Меня трясло. Говорил я громко и бессвязно, голос меня не слушался, и время от времени я пускал петуха. Выйдя за пределы больничного двора, вроде бы успокоился, но в такси снова сорвался и накричал на водителя. Самое удивительное, что я помню всё до мельчайших деталей – даже то, как, ругаясь с водителем, думал, что позже мне будет за это стыдно.
Дома я сел в кресло и заплакал. С Анастасией оборвалась последняя нить, связывавшая меня с моим временем. Настя села на подлокотник кресла. На своей голове я почувствовал ее руку. Я взял ее руку в свою и поцеловал. Несколько раз поцеловал. Настя руку осторожно отняла:
– Не надо. Вам ведь нужна только она, правда?
Меня охватил страх, что я потеряю и ее.
– Я хочу, чтобы вы были ею.
Это была наша первая ночь. Входя в Настю, я знал, что сегодня она непременно должна зачать. Знание мое обнажило чувства, сделало их нестерпимо острыми, проткнуло, разре́зало меня на части, выплеснулось в нее, и я закричал. В ту минуту я уже действительно не понимал, Настя это или Анастасия. И мы с ней больше не были на “вы”.
Часть вторая
Пятница [Гейгер]На днях Иннокентий сообщил мне, что уже пару недель не ведет дневник. Как бы между прочим сообщил.

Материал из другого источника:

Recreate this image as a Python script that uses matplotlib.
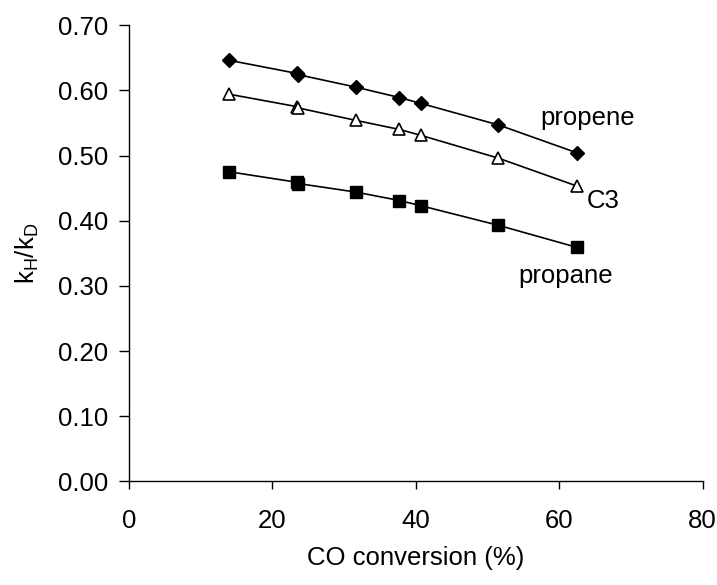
import matplotlib.pyplot as plt

plt.rcParams['font.family'] = ['Liberation Sans', 'DejaVu Sans']

# CO conversion (%) and isotope effect kH/kD for each product
conversion = [14.0, 23.4, 23.6, 31.6, 37.7, 40.7, 51.5, 62.5]
propene = [0.646, 0.626, 0.624, 0.605, 0.589, 0.580, 0.547, 0.504]
c3 = [0.594, 0.575, 0.573, 0.554, 0.540, 0.531, 0.496, 0.453]
propane = [0.475, 0.459, 0.457, 0.444, 0.431, 0.423, 0.393, 0.359]

xticks = [0, 20, 40, 60, 80]
yticks = [0.0, 0.1, 0.2, 0.3, 0.4, 0.5, 0.6, 0.7]

fs = 18.5

fig = plt.figure(figsize=(7.17, 5.85), dpi=100)
ax = fig.add_axes([0.18, 0.177, 0.80, 0.78])

ax.plot(conversion, propene, color='black', lw=1.2, marker='D', ms=7,
        mfc='black', mec='black')
ax.plot(conversion, c3, color='black', lw=1.2, marker='^', ms=9,
        mfc='white', mec='black', mew=1.2)
ax.plot(conversion, propane, color='black', lw=1.2, marker='s', ms=8,
        mfc='black', mec='black')

ax.text(57.4, 0.558, 'propene', fontsize=fs, va='center', ha='left')
ax.text(63.9, 0.430, 'C3', fontsize=fs, va='center', ha='left')
ax.text(54.3, 0.315, 'propane', fontsize=fs, va='center', ha='left')

ax.set_xlim(0, 80)
ax.set_ylim(0, 0.7)
ax.set_xticks(xticks)
ax.set_yticks(yticks)
ax.set_yticklabels([f'{v:.2f}' for v in yticks])
ax.tick_params(direction='out', width=1, labelsize=fs, colors='black')
ax.tick_params(axis='y', length=7.2, pad=8)
ax.tick_params(axis='x', length=6, pad=14)

for side in ['top', 'right']:
    ax.spines[side].set_visible(False)
for side in ['left', 'bottom']:
    ax.spines[side].set_linewidth(1)

ax.set_xlabel('CO conversion (%)', fontsize=fs, labelpad=9)
ax.set_ylabel(r'k$_\mathregular{H}$/k$_\mathregular{D}$', fontsize=fs, labelpad=12)

fig.savefig('out.png', dpi=100)
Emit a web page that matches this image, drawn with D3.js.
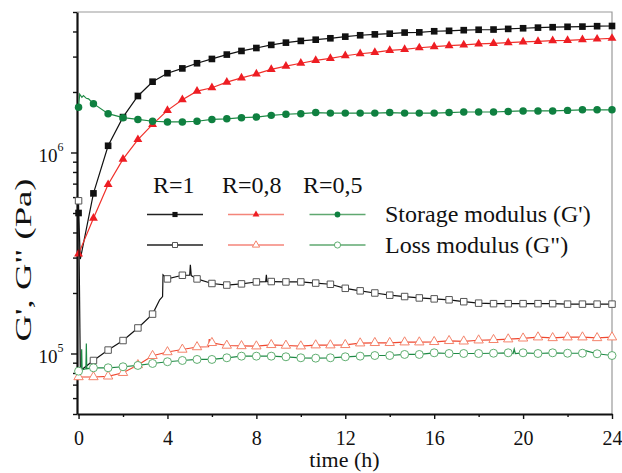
<!DOCTYPE html>
<html>
<head>
<meta charset="utf-8">
<script src="https://cdn.jsdelivr.net/npm/d3@7"></script>
<style>
	body { margin: 0; background: #fff; }
</style>
</head>
<body>
<svg id="chart"></svg>
<script>
// marker times (h)
const markerTimes = [0, 0.67, 1.33, 2, 2.67, 3.33, 4, 4.67, 5.33, 6, 6.67, 7.33, 8,
	8.67, 9.33, 10, 10.67, 11.33, 12, 12.67, 13.33, 14, 14.67, 15.33, 16,
	16.67, 17.33, 18, 18.67, 19.33, 20, 20.67, 21.33, 22, 22.67, 23.33, 24];

// storage modulus G' (Pa)
const storageR1 = [5.0e5, 6.26e5, 1.08e6, 1.5e6, 1.91e6, 2.25e6, 2.48e6, 2.62e6, 2.78e6, 2.92e6, 3.07e6, 3.2e6, 3.31e6,
	3.43e6, 3.52e6, 3.59e6, 3.64e6, 3.70e6, 3.77e6, 3.83e6, 3.87e6, 3.90e6, 3.95e6, 3.96e6, 4.01e6,
	4.03e6, 4.06e6, 4.08e6, 4.09e6, 4.12e6, 4.15e6, 4.18e6, 4.20e6, 4.22e6, 4.23e6, 4.25e6, 4.26e6];
const storageR08 = [3.13e5, 4.71e5, 6.93e5, 9.27e5, 1.16e6, 1.38e6, 1.62e6, 1.83e6, 2.02e6, 2.10e6, 2.24e6, 2.35e6, 2.46e6,
	2.59e6, 2.69e6, 2.78e6, 2.87e6, 2.94e6, 3.03e6, 3.10e6, 3.15e6, 3.22e6, 3.26e6, 3.32e6, 3.36e6,
	3.40e6, 3.43e6, 3.47e6, 3.49e6, 3.52e6, 3.55e6, 3.57e6, 3.60e6, 3.61e6, 3.64e6, 3.67e6, 3.70e6];
const storageR05 = [1.68e6, 1.75e6, 1.56e6, 1.49e6, 1.46e6, 1.43e6, 1.42e6, 1.42e6, 1.43e6, 1.46e6, 1.47e6, 1.49e6, 1.50e6,
	1.53e6, 1.55e6, 1.56e6, 1.58e6, 1.57e6, 1.57e6, 1.57e6, 1.57e6, 1.58e6, 1.57e6, 1.57e6, 1.57e6,
	1.58e6, 1.59e6, 1.59e6, 1.59e6, 1.60e6, 1.61e6, 1.61e6, 1.61e6, 1.62e6, 1.63e6, 1.63e6, 1.63e6];

// loss modulus G'' (Pa)
const lossR1 = [5.75e5, 9.23e4, 1.04e5, 1.16e5, 1.34e5, 1.57e5, 2.35e5, 2.45e5, 2.35e5, 2.23e5, 2.19e5, 2.22e5, 2.27e5,
	2.28e5, 2.27e5, 2.27e5, 2.24e5, 2.21e5, 2.11e5, 2.05e5, 2.00e5, 1.95e5, 1.92e5, 1.89e5, 1.87e5,
	1.85e5, 1.81e5, 1.78e5, 1.77e5, 1.77e5, 1.77e5, 1.77e5, 1.77e5, 1.76e5, 1.76e5, 1.76e5, 1.76e5];
const lossR08 = [7.64e4, 7.64e4, 7.7e4, 8.02e4, 8.77e4, 9.74e4, 1.017e5, 1.047e5, 1.077e5, 1.13e5, 1.096e5, 1.09e5, 1.087e5,
	1.104e5, 1.096e5, 1.087e5, 1.10e5, 1.10e5, 1.104e5, 1.125e5, 1.13e5, 1.13e5, 1.138e5, 1.138e5, 1.143e5,
	1.156e5, 1.15e5, 1.164e5, 1.17e5, 1.178e5, 1.19e5, 1.205e5, 1.195e5, 1.205e5, 1.205e5, 1.195e5, 1.205e5];
const lossR05 = [8.17e4, 8.49e4, 8.49e4, 8.59e4, 8.72e4, 8.92e4, 9.10e4, 9.23e4, 9.34e4, 9.34e4, 9.52e4, 9.7e4, 9.7e4,
	9.70e4, 9.63e4, 9.52e4, 9.48e4, 9.52e4, 9.63e4, 9.70e4, 9.77e4, 9.77e4, 9.89e4, 9.89e4, 1.008e5,
	1.0e5, 1.0e5, 1.0e5, 1.003e5, 1.008e5, 1.008e5, 1.0e5, 1.008e5, 1.003e5, 1.003e5, 9.97e4, 9.77e4];

// raw points between the markers (jumps and spikes), [t, value]
const storageR1Extra = [[0.08, 2.95e5]];
const storageR08Extra = [];
const storageR05Extra = [[0.05, 1.95e6], [0.15, 1.88e6], [0.22, 1.92e6], [0.35, 1.86e6], [0.45, 1.85e6]];
const lossR1Extra = [[0.08, 8.2e4], [3.65, 1.85e5], [3.78, 1.92e5], [3.8, 2.46e5], [5.0, 2.45e5], [5.03, 2.76e5],
	[5.07, 2.44e5], [8.42, 2.28e5], [8.45, 2.46e5], [8.48, 2.28e5]];
const lossR08Extra = [[5.85, 1.08e5], [5.88, 1.18e5], [5.92, 1.12e5]];
const lossR05Extra = [[0.12, 8.2e4], [0.14, 1.05e5], [0.16, 8.3e4], [0.33, 8.4e4], [0.35, 1.12e5], [0.37, 8.4e4],
	[19.55, 1.0e5], [19.6, 1.05e5], [19.65, 1.0e5], [22.7, 1.04e5]];

const xTicks = [0, 4, 8, 12, 16, 20, 24];
const xMinorTicks = [2, 6, 10, 14, 18, 22];
const yTicks = [1e5, 1e6];
const ratioLabels = ['R=1', 'R=0,8', 'R=0,5'];
const modulusLabels = ["Storage modulus (G')", 'Loss modulus (G")'];

const serif = '"Liberation Serif", serif';

class ModulusChart {
	constructor(_config, _data) {
		this.config = {
			parentElement: _config.parentElement,
			containerWidth: _config.containerWidth || 622,
			containerHeight: _config.containerHeight || 473,
			margin: _config.margin || { top: 12, right: 10, bottom: 59, left: 77 }
		}
		this.data = _data;
		this.initVis();
	}

	initVis() {
		let vis = this;

		vis.width = vis.config.containerWidth - vis.config.margin.left - vis.config.margin.right;
		vis.height = vis.config.containerHeight - vis.config.margin.top - vis.config.margin.bottom;

		vis.xScale = d3.scaleLinear()
			.domain([-0.07, 24])
			.range([0, vis.width]);

		vis.yScale = d3.scaleLog()
			.domain([5e4, 5e6])
			.range([vis.height, 0]);

		vis.svg = d3.select(vis.config.parentElement)
			.attr('width', vis.config.containerWidth)
			.attr('height', vis.config.containerHeight);

		vis.chart = vis.svg.append('g')
			.attr('transform', `translate(${vis.config.margin.left},${vis.config.margin.top})`);

		// grey frame on top and right
		vis.chart.append('path')
			.attr('d', `M0,0H${vis.width}V${vis.height}`)
			.attr('fill', 'none')
			.attr('stroke', '#9a9a9a')
			.attr('stroke-width', 1.2);

		vis.xMinorGroup = vis.chart.append('g').attr('transform', `translate(0,${vis.height})`);
		vis.xAxisGroup = vis.chart.append('g').attr('class', 'axis x-axis')
			.attr('transform', `translate(0,${vis.height})`);
		vis.yMinorGroup = vis.chart.append('g');
		vis.yAxisGroup = vis.chart.append('g').attr('class', 'axis y-axis');

		vis.seriesGroup = vis.chart.append('g');

		vis.svg.append('text')
			.attr('x', vis.config.margin.left + vis.width / 2)
			.attr('y', 467)
			.attr('text-anchor', 'middle')
			.attr('fill', '#111')
			.style('font-family', serif)
			.style('font-size', '22px')
			.text('time (h)');

		vis.svg.append('text')
			.attr('transform', 'translate(31,260) rotate(-90)')
			.attr('text-anchor', 'middle')
			.attr('textLength', 163)
			.attr('lengthAdjust', 'spacingAndGlyphs')
			.attr('fill', '#111')
			.style('font-family', serif)
			.style('font-size', '24px')
			.text('G\', G" (Pa)');
	}

	updateVis() {
		let vis = this;

		// marker points + raw points for the line
		vis.data.forEach(s => {
			s.markers = markerTimes.map((t, i) => ({ t: t, v: s.values[i] }));
			s.linePoints = s.markers.concat(s.extra.map(d => ({ t: d[0], v: d[1] })))
				.sort((a, b) => a.t - b.t);
		});

		vis.renderVis();
	}

	renderVis() {
		let vis = this;

		// axes
		vis.xAxis = d3.axisBottom(vis.xScale)
			.tickValues(xTicks)
			.tickSize(5)
			.tickSizeOuter(0)
			.tickPadding(12);
		vis.xAxisGroup.call(vis.xAxis);
		vis.xMinorGroup.call(d3.axisBottom(vis.xScale).tickValues(xMinorTicks).tickSize(3).tickFormat(''))
			.select('.domain').remove();

		vis.yAxis = d3.axisLeft(vis.yScale)
			.tickValues(yTicks)
			.tickSize(6)
			.tickSizeOuter(0)
			.tickPadding(7.5)
			.tickFormat(() => '10');
		vis.yAxisGroup.call(vis.yAxis);
		let minor = vis.yScale.ticks().filter(d => yTicks.indexOf(d) < 0);
		vis.yMinorGroup.call(d3.axisLeft(vis.yScale).tickValues(minor).tickSize(4).tickFormat(''))
			.select('.domain').remove();

		vis.chart.selectAll('.axis .domain')
			.attr('stroke', '#111')
			.attr('stroke-width', 2.2);
		vis.chart.selectAll('.tick line')
			.attr('stroke', '#111')
			.attr('stroke-width', 1.4);

		vis.xAxisGroup.selectAll('text')
			.style('font-family', serif)
			.style('font-size', '20px')
			.attr('fill', '#111');

		vis.yAxisGroup.selectAll('.tick text')
			.style('font-family', serif)
			.style('font-size', '19px')
			.attr('fill', '#111')
			.attr('dy', '0.48em')
			.append('tspan')
			.attr('dy', -11)
			.style('font-size', '12px')
			.text(d => Math.round(Math.log10(d)));

		// lines and markers
		const line = d3.line()
			.x(d => vis.xScale(d.t))
			.y(d => vis.yScale(d.v));

		const groups = vis.seriesGroup.selectAll('.series')
			.data(vis.data)
			.join('g')
				.attr('class', 'series');

		groups.append('path')
			.attr('d', d => line(d.linePoints))
			.attr('fill', 'none')
			.attr('stroke', d => d.lineColor)
			.attr('stroke-width', 1.2);

		groups.selectAll('.marker')
			.data(d => d.markers.map(m => ({ t: m.t, v: m.v, s: d })))
			.join('path')
				.attr('class', 'marker')
				.attr('transform', d => `translate(${vis.xScale(d.t)},${vis.yScale(d.v)})`)
				.attr('d', d => d3.symbol().type(d.s.symbol).size(d.s.size)())
				.attr('fill', d => d.s.fill)
				.attr('stroke', d => d.s.stroke)
				.attr('stroke-width', d => d.s.open ? 1 : 0);

		// legend
		const legend = vis.svg.append('g')
			.style('font-family', serif)
			.attr('fill', '#111');
		const colX = [175, 256, 337.5];
		const labelX = [153, 222, 303];
		ratioLabels.forEach((label, i) => {
			legend.append('text')
				.attr('x', labelX[i])
				.attr('y', 193)
				.style('font-size', '24px')
				.text(label);
		});
		const rowY = [214.5, 245];
		modulusLabels.forEach((label, r) => {
			legend.append('text')
				.attr('x', 385)
				.attr('y', rowY[r] + 7.5)
				.style('font-size', '24px')
				.text(label);
		});
		vis.data.forEach((s, i) => {
			let col = i % 3, row = Math.floor(i / 3);
			let cx = colX[col], cy = rowY[row];
			legend.append('line')
				.attr('x1', cx - 28).attr('x2', cx + 28)
				.attr('y1', cy).attr('y2', cy)
				.attr('stroke', s.legendColor)
				.attr('stroke-width', 1.3);
			legend.append('path')
				.attr('transform', `translate(${cx},${cy})`)
				.attr('d', d3.symbol().type(s.symbol).size(s.size * 0.6)())
				.attr('fill', s.fill)
				.attr('stroke', s.stroke)
				.attr('stroke-width', s.open ? 1 : 0);
		});
	}
}

const chartData = [
	{ values: storageR1, extra: storageR1Extra, symbol: d3.symbolSquare, size: 44, fill: '#111', stroke: '#111', lineColor: '#111', legendColor: '#222' },
	{ values: storageR08, extra: storageR08Extra, symbol: d3.symbolTriangle, size: 34, fill: '#ee1d23', stroke: '#ee1d23', lineColor: '#f0302a', legendColor: '#f4857a' },
	{ values: storageR05, extra: storageR05Extra, symbol: d3.symbolCircle, size: 44, fill: '#0f8040', stroke: '#0f8040', lineColor: '#1e8a45', legendColor: '#5fa870' },
	{ values: lossR1, extra: lossR1Extra, symbol: d3.symbolSquare, size: 42, fill: '#fff', stroke: '#555', lineColor: '#111', legendColor: '#222', open: true },
	{ values: lossR08, extra: lossR08Extra, symbol: d3.symbolTriangle, size: 38, fill: '#fff', stroke: '#f4836b', lineColor: '#f04830', legendColor: '#f4857a', open: true },
	{ values: lossR05, extra: lossR05Extra, symbol: d3.symbolCircle, size: 50, fill: '#fff', stroke: '#5fae70', lineColor: '#1e8a45', legendColor: '#5fa870', open: true }
];

const modulusChart = new ModulusChart({ parentElement: '#chart' }, chartData);
modulusChart.updateVis();
</script>
</body>
</html>
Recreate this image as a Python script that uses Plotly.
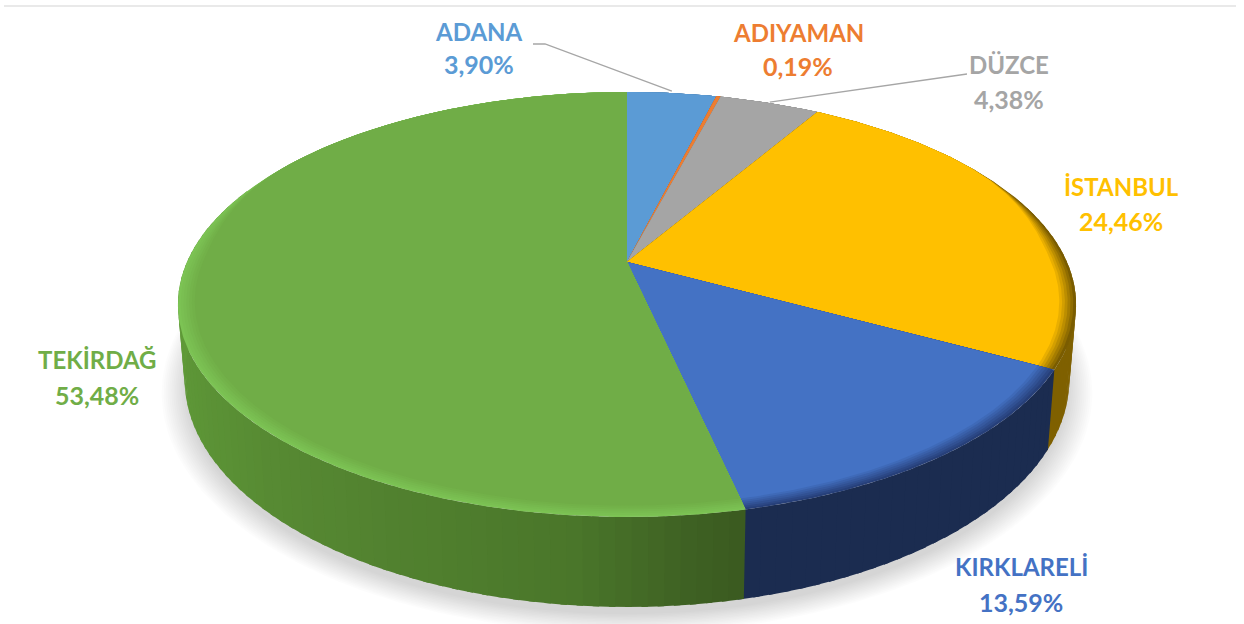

Я-то и так знаю, что не ведет. Только не пару недель, а почти месяц, но, как сказано в старом анекдоте, кто вам считает?
Не удержавшись, я все-таки уточнил насчет месяца. В ответ он назвал меня немцем, ха. Потом улыбнулся и сказал, что для него это похвала. И я улыбнулся, мол, abgemacht[2]. Ответил, что для меня это тоже похвала.
Да, главное: я уцепился за этот разговор и убедил его продолжать дневник. Для этого, правда, пришлось пообещать, что тем же займется Настя. И даже я. Иначе Иннокентий, по его словам, будет чувствовать себя подопытной крысой. Вот так…
Что ж, будем писать все – каждый на своем компьютере. Потом соединим.
Мне отчего-то кажется, что писать для Иннокентия – удовольствие. Своего рода замена живописи, с которой у него что-то разладилось. А не пишет он в последнее время потому, что жизнь для него сейчас важнее творчества.
Другое дело я. Плохо говорю. Плохо пишу. Ни жизни, ни творчества – одна наука. Всё, что мне нужно написать об Иннокентии, помещается, в общем-то, в журнале наблюдений.